Task requirements: Write the data below out exactly as it stands. Do not include the pictures.

Dataset excerpt:
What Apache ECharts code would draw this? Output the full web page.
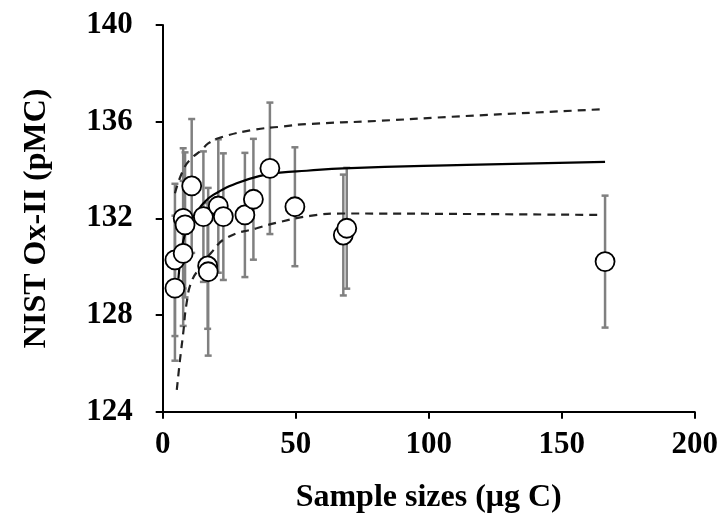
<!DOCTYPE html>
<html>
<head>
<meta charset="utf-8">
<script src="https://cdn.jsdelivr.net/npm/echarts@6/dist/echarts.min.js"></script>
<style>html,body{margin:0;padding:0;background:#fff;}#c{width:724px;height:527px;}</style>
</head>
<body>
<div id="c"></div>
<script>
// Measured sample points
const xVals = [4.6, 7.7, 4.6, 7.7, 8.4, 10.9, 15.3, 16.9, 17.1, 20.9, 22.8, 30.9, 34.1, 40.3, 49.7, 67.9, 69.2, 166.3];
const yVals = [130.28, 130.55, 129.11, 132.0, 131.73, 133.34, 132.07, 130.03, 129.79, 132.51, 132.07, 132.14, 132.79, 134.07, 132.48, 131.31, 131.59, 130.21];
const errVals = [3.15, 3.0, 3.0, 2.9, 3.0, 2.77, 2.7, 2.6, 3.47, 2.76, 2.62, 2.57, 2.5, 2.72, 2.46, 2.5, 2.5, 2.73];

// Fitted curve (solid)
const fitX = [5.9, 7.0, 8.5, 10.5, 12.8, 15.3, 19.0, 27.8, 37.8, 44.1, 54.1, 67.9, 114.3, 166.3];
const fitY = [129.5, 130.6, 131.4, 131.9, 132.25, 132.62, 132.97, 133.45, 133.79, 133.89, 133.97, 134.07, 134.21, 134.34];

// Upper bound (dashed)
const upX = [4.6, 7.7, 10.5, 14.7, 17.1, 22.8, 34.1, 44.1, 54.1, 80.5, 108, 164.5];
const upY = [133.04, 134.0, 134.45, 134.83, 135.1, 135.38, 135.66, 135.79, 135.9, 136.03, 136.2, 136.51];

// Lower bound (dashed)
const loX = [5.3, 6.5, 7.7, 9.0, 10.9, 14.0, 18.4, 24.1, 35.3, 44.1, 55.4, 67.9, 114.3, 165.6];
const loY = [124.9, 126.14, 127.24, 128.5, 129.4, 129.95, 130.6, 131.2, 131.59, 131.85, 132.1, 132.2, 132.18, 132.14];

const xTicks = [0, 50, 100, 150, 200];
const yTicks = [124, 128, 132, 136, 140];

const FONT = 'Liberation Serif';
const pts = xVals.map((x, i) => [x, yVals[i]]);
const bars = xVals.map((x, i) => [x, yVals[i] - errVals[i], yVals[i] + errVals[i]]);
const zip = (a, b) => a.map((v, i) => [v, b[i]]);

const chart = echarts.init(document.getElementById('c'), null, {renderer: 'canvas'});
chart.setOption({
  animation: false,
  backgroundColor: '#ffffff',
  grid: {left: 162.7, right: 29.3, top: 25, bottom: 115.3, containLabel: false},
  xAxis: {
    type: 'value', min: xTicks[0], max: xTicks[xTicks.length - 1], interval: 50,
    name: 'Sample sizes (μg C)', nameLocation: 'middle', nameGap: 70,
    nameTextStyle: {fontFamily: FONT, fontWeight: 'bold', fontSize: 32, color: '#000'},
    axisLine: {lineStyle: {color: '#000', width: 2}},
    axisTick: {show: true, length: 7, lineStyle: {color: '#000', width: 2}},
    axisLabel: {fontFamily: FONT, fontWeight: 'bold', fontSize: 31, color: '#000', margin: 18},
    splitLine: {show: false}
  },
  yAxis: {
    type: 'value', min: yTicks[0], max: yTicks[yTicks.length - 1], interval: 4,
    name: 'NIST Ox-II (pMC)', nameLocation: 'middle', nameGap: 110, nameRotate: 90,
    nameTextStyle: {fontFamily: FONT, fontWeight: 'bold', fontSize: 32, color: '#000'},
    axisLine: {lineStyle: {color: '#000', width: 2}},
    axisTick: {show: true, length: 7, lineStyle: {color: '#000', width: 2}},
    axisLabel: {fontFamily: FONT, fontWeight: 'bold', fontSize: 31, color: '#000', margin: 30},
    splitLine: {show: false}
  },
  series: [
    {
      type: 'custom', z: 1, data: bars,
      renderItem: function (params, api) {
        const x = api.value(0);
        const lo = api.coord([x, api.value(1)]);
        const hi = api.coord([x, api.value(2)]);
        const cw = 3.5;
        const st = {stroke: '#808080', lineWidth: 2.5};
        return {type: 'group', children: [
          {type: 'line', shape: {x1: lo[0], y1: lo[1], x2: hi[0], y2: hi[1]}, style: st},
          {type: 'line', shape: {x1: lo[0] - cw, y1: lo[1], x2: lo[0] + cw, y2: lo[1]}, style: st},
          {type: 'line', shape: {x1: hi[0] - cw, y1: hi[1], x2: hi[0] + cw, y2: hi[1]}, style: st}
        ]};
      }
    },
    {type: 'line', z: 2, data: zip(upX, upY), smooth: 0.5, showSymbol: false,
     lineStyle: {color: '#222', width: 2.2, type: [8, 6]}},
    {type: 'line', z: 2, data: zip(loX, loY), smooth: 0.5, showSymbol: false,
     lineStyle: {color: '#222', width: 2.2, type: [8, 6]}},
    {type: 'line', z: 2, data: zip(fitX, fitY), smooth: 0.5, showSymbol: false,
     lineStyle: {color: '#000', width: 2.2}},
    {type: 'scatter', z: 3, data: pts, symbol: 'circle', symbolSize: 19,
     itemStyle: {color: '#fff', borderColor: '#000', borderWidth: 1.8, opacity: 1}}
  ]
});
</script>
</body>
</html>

Reply to the exercise:
What Apache ECharts code would draw this? Output the full web page.
<!DOCTYPE html>
<html>
<head>
<meta charset="utf-8">
<script src="https://cdn.jsdelivr.net/npm/echarts@6/dist/echarts.min.js"></script>
<style>html,body{margin:0;padding:0;background:#fff;}#c{width:724px;height:527px;}</style>
</head>
<body>
<div id="c"></div>
<script>
// Measured sample points
const xVals = [4.6, 7.7, 4.6, 7.7, 8.4, 10.9, 15.3, 16.9, 17.1, 20.9, 22.8, 30.9, 34.1, 40.3, 49.7, 67.9, 69.2, 166.3];
const yVals = [130.28, 130.55, 129.11, 132.0, 131.73, 133.34, 132.07, 130.03, 129.79, 132.51, 132.07, 132.14, 132.79, 134.07, 132.48, 131.31, 131.59, 130.21];
const errVals = [3.15, 3.0, 3.0, 2.9, 3.0, 2.77, 2.7, 2.6, 3.47, 2.76, 2.62, 2.57, 2.5, 2.72, 2.46, 2.5, 2.5, 2.73];

// Fitted curve (solid)
const fitX = [5.9, 7.0, 8.5, 10.5, 12.8, 15.3, 19.0, 27.8, 37.8, 44.1, 54.1, 67.9, 114.3, 166.3];
const fitY = [129.5, 130.6, 131.4, 131.9, 132.25, 132.62, 132.97, 133.45, 133.79, 133.89, 133.97, 134.07, 134.21, 134.34];

// Upper bound (dashed)
const upX = [4.6, 7.7, 10.5, 14.7, 17.1, 22.8, 34.1, 44.1, 54.1, 80.5, 108, 164.5];
const upY = [133.04, 134.0, 134.45, 134.83, 135.1, 135.38, 135.66, 135.79, 135.9, 136.03, 136.2, 136.51];

// Lower bound (dashed)
const loX = [5.3, 6.5, 7.7, 9.0, 10.9, 14.0, 18.4, 24.1, 35.3, 44.1, 55.4, 67.9, 114.3, 165.6];
const loY = [124.9, 126.14, 127.24, 128.5, 129.4, 129.95, 130.6, 131.2, 131.59, 131.85, 132.1, 132.2, 132.18, 132.14];

const xTicks = [0, 50, 100, 150, 200];
const yTicks = [124, 128, 132, 136, 140];

const FONT = 'Liberation Serif';
const pts = xVals.map((x, i) => [x, yVals[i]]);
const bars = xVals.map((x, i) => [x, yVals[i] - errVals[i], yVals[i] + errVals[i]]);
const zip = (a, b) => a.map((v, i) => [v, b[i]]);

const chart = echarts.init(document.getElementById('c'), null, {renderer: 'canvas'});
chart.setOption({
  animation: false,
  backgroundColor: '#ffffff',
  grid: {left: 162.7, right: 29.3, top: 25, bottom: 115.3, containLabel: false},
  xAxis: {
    type: 'value', min: xTicks[0], max: xTicks[xTicks.length - 1], interval: 50,
    name: 'Sample sizes (μg C)', nameLocation: 'middle', nameGap: 70,
    nameTextStyle: {fontFamily: FONT, fontWeight: 'bold', fontSize: 32, color: '#000'},
    axisLine: {lineStyle: {color: '#000', width: 2}},
    axisTick: {show: true, length: 7, lineStyle: {color: '#000', width: 2}},
    axisLabel: {fontFamily: FONT, fontWeight: 'bold', fontSize: 31, color: '#000', margin: 18},
    splitLine: {show: false}
  },
  yAxis: {
    type: 'value', min: yTicks[0], max: yTicks[yTicks.length - 1], interval: 4,
    name: 'NIST Ox-II (pMC)', nameLocation: 'middle', nameGap: 110, nameRotate: 90,
    nameTextStyle: {fontFamily: FONT, fontWeight: 'bold', fontSize: 32, color: '#000'},
    axisLine: {lineStyle: {color: '#000', width: 2}},
    axisTick: {show: true, length: 7, lineStyle: {color: '#000', width: 2}},
    axisLabel: {fontFamily: FONT, fontWeight: 'bold', fontSize: 31, color: '#000', margin: 30},
    splitLine: {show: false}
  },
  series: [
    {
      type: 'custom', z: 1, data: bars,
      renderItem: function (params, api) {
        const x = api.value(0);
        const lo = api.coord([x, api.value(1)]);
        const hi = api.coord([x, api.value(2)]);
        const cw = 3.5;
        const st = {stroke: '#808080', lineWidth: 2.5};
        return {type: 'group', children: [
          {type: 'line', shape: {x1: lo[0], y1: lo[1], x2: hi[0], y2: hi[1]}, style: st},
          {type: 'line', shape: {x1: lo[0] - cw, y1: lo[1], x2: lo[0] + cw, y2: lo[1]}, style: st},
          {type: 'line', shape: {x1: hi[0] - cw, y1: hi[1], x2: hi[0] + cw, y2: hi[1]}, style: st}
        ]};
      }
    },
    {type: 'line', z: 2, data: zip(upX, upY), smooth: 0.5, showSymbol: false,
     lineStyle: {color: '#222', width: 2.2, type: [8, 6]}},
    {type: 'line', z: 2, data: zip(loX, loY), smooth: 0.5, showSymbol: false,
     lineStyle: {color: '#222', width: 2.2, type: [8, 6]}},
    {type: 'line', z: 2, data: zip(fitX, fitY), smooth: 0.5, showSymbol: false,
     lineStyle: {color: '#000', width: 2.2}},
    {type: 'scatter', z: 3, data: pts, symbol: 'circle', symbolSize: 19,
     itemStyle: {color: '#fff', borderColor: '#000', borderWidth: 1.8, opacity: 1}}
  ]
});
</script>
</body>
</html>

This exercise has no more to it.